### Task statement:
All of the lines below are to be printed again exactly; images are excluded from the output.
start Data segment
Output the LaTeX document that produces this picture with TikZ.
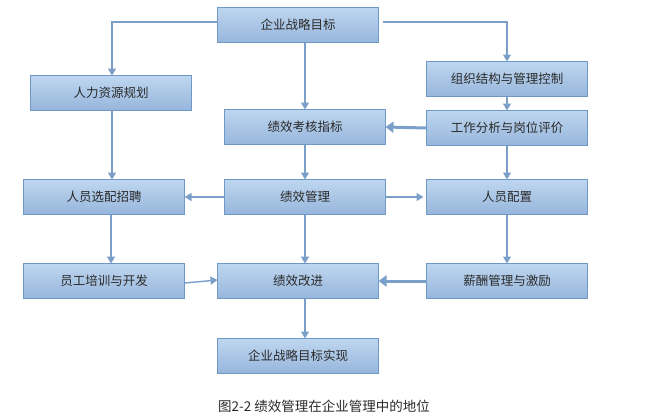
\documentclass[tikz,border=0pt]{standalone}
\usepackage{fontspec}
\usepackage{tikz}
\usetikzlibrary{arrows.meta, positioning, calc}
\newfontfamily\cjk{Noto Sans CJK SC}
\definecolor{boxtop}{HTML}{BED6EF}
\definecolor{boxbot}{HTML}{97B6DC}
\definecolor{boxline}{HTML}{7098C6}
\definecolor{arrline}{HTML}{7A9FC9}
\definecolor{txt}{HTML}{2A2A2A}

\tikzset{
  box/.style={draw=boxline, line width=1.8pt, top color=boxtop, bottom color=boxbot,
    minimum width=161pt, minimum height=35pt, inner sep=0pt, outer sep=0pt,
    text=txt, font=\cjk\fontsize{12.5}{14}\selectfont},
  link/.style={draw=arrline, line width=1.4pt, -{Triangle[length=7pt,width=8pt]}},
  biglink/.style={draw=arrline, line width=3pt, -{Triangle[length=8pt,width=11pt]}}
}

\begin{document}
\begin{tikzpicture}
\useasboundingbox (0,0) rectangle (645pt,-415pt);
\node[box] (PM) at (305pt,-197pt) {绩效管理};
\node[box, above=35pt of PM] (KPI) {绩效考核指标};
\node[box, above=67pt of KPI, xshift=-7pt] (G) {企业战略目标};
\node[box, right=41pt of PM] (STAFF) {人员配置};
\node[box, above=34pt of STAFF] (JOB) {工作分析与岗位评价};
\node[box, above=14pt of JOB] (ORG) {组织结构与管理控制};
\node[box, left=40pt of PM] (REC) {人员选配招聘};
\node[box, above=69pt of REC, xshift=7pt] (HR) {人力资源规划};
\node[box, below=49pt of REC] (TRN) {员工培训与开发};
\node[box, below=49pt of PM, xshift=-7pt] (IMP) {绩效改进};
\node[box, below=49pt of STAFF] (PAY) {薪酬管理与激励};
\node[box, below=40pt of IMP] (END) {企业战略目标实现};
\node[font=\cjk\fontsize{13.5}{15}\selectfont, text=txt, below=23pt of END, xshift=26pt] (CAP) {图2-2\ 绩效管理在企业管理中的地位};

% from the strategy down
\draw[link] ([yshift=3pt]G.west) -| ([xshift=1pt]HR.north);
\draw[link] ([yshift=3pt,xshift=4pt]G.east) -| (ORG.north);
\draw[link] (G.south -| KPI.north) -- (KPI.north);
\draw[link] (ORG.south) -- (JOB.north);
\draw[biglink] (JOB.west) -- (KPI.east);
\draw[link] ([xshift=1pt]HR.south) -- ([xshift=1pt]HR.south |- REC.north);
\draw[link] (KPI.south) -- (PM.north);
\draw[link] (JOB.south) -- (STAFF.north);
% around the performance management
\draw[link] (PM.west) -- (REC.east);
\draw[link] (PM.east) -- ([xshift=-3pt]STAFF.west);
\draw[link] ([xshift=7pt]REC.south) -- ([xshift=7pt]REC.south |- TRN.north);
\draw[link] (PM.south) -- (PM.south |- IMP.north);
\draw[link] (STAFF.south) -- (PAY.north);
\draw[link] ([yshift=-2pt]TRN.east) -- ([yshift=1pt]IMP.west);
\draw[biglink] (PAY.west) -- (IMP.east);
\draw[link] (IMP.south -| PM.south) -- (END.north -| PM.south);
\end{tikzpicture}
\end{document}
end Data segment
### Task output:
Output the LaTeX document that produces this picture with TikZ.
\documentclass[tikz,border=0pt]{standalone}
\usepackage{fontspec}
\usepackage{tikz}
\usetikzlibrary{arrows.meta, positioning, calc}
\newfontfamily\cjk{Noto Sans CJK SC}
\definecolor{boxtop}{HTML}{BED6EF}
\definecolor{boxbot}{HTML}{97B6DC}
\definecolor{boxline}{HTML}{7098C6}
\definecolor{arrline}{HTML}{7A9FC9}
\definecolor{txt}{HTML}{2A2A2A}

\tikzset{
  box/.style={draw=boxline, line width=1.8pt, top color=boxtop, bottom color=boxbot,
    minimum width=161pt, minimum height=35pt, inner sep=0pt, outer sep=0pt,
    text=txt, font=\cjk\fontsize{12.5}{14}\selectfont},
  link/.style={draw=arrline, line width=1.4pt, -{Triangle[length=7pt,width=8pt]}},
  biglink/.style={draw=arrline, line width=3pt, -{Triangle[length=8pt,width=11pt]}}
}

\begin{document}
\begin{tikzpicture}
\useasboundingbox (0,0) rectangle (645pt,-415pt);
\node[box] (PM) at (305pt,-197pt) {绩效管理};
\node[box, above=35pt of PM] (KPI) {绩效考核指标};
\node[box, above=67pt of KPI, xshift=-7pt] (G) {企业战略目标};
\node[box, right=41pt of PM] (STAFF) {人员配置};
\node[box, above=34pt of STAFF] (JOB) {工作分析与岗位评价};
\node[box, above=14pt of JOB] (ORG) {组织结构与管理控制};
\node[box, left=40pt of PM] (REC) {人员选配招聘};
\node[box, above=69pt of REC, xshift=7pt] (HR) {人力资源规划};
\node[box, below=49pt of REC] (TRN) {员工培训与开发};
\node[box, below=49pt of PM, xshift=-7pt] (IMP) {绩效改进};
\node[box, below=49pt of STAFF] (PAY) {薪酬管理与激励};
\node[box, below=40pt of IMP] (END) {企业战略目标实现};
\node[font=\cjk\fontsize{13.5}{15}\selectfont, text=txt, below=23pt of END, xshift=26pt] (CAP) {图2-2\ 绩效管理在企业管理中的地位};

% from the strategy down
\draw[link] ([yshift=3pt]G.west) -| ([xshift=1pt]HR.north);
\draw[link] ([yshift=3pt,xshift=4pt]G.east) -| (ORG.north);
\draw[link] (G.south -| KPI.north) -- (KPI.north);
\draw[link] (ORG.south) -- (JOB.north);
\draw[biglink] (JOB.west) -- (KPI.east);
\draw[link] ([xshift=1pt]HR.south) -- ([xshift=1pt]HR.south |- REC.north);
\draw[link] (KPI.south) -- (PM.north);
\draw[link] (JOB.south) -- (STAFF.north);
% around the performance management
\draw[link] (PM.west) -- (REC.east);
\draw[link] (PM.east) -- ([xshift=-3pt]STAFF.west);
\draw[link] ([xshift=7pt]REC.south) -- ([xshift=7pt]REC.south |- TRN.north);
\draw[link] (PM.south) -- (PM.south |- IMP.north);
\draw[link] (STAFF.south) -- (PAY.north);
\draw[link] ([yshift=-2pt]TRN.east) -- ([yshift=1pt]IMP.west);
\draw[biglink] (PAY.west) -- (IMP.east);
\draw[link] (IMP.south -| PM.south) -- (END.north -| PM.south);
\end{tikzpicture}
\end{document}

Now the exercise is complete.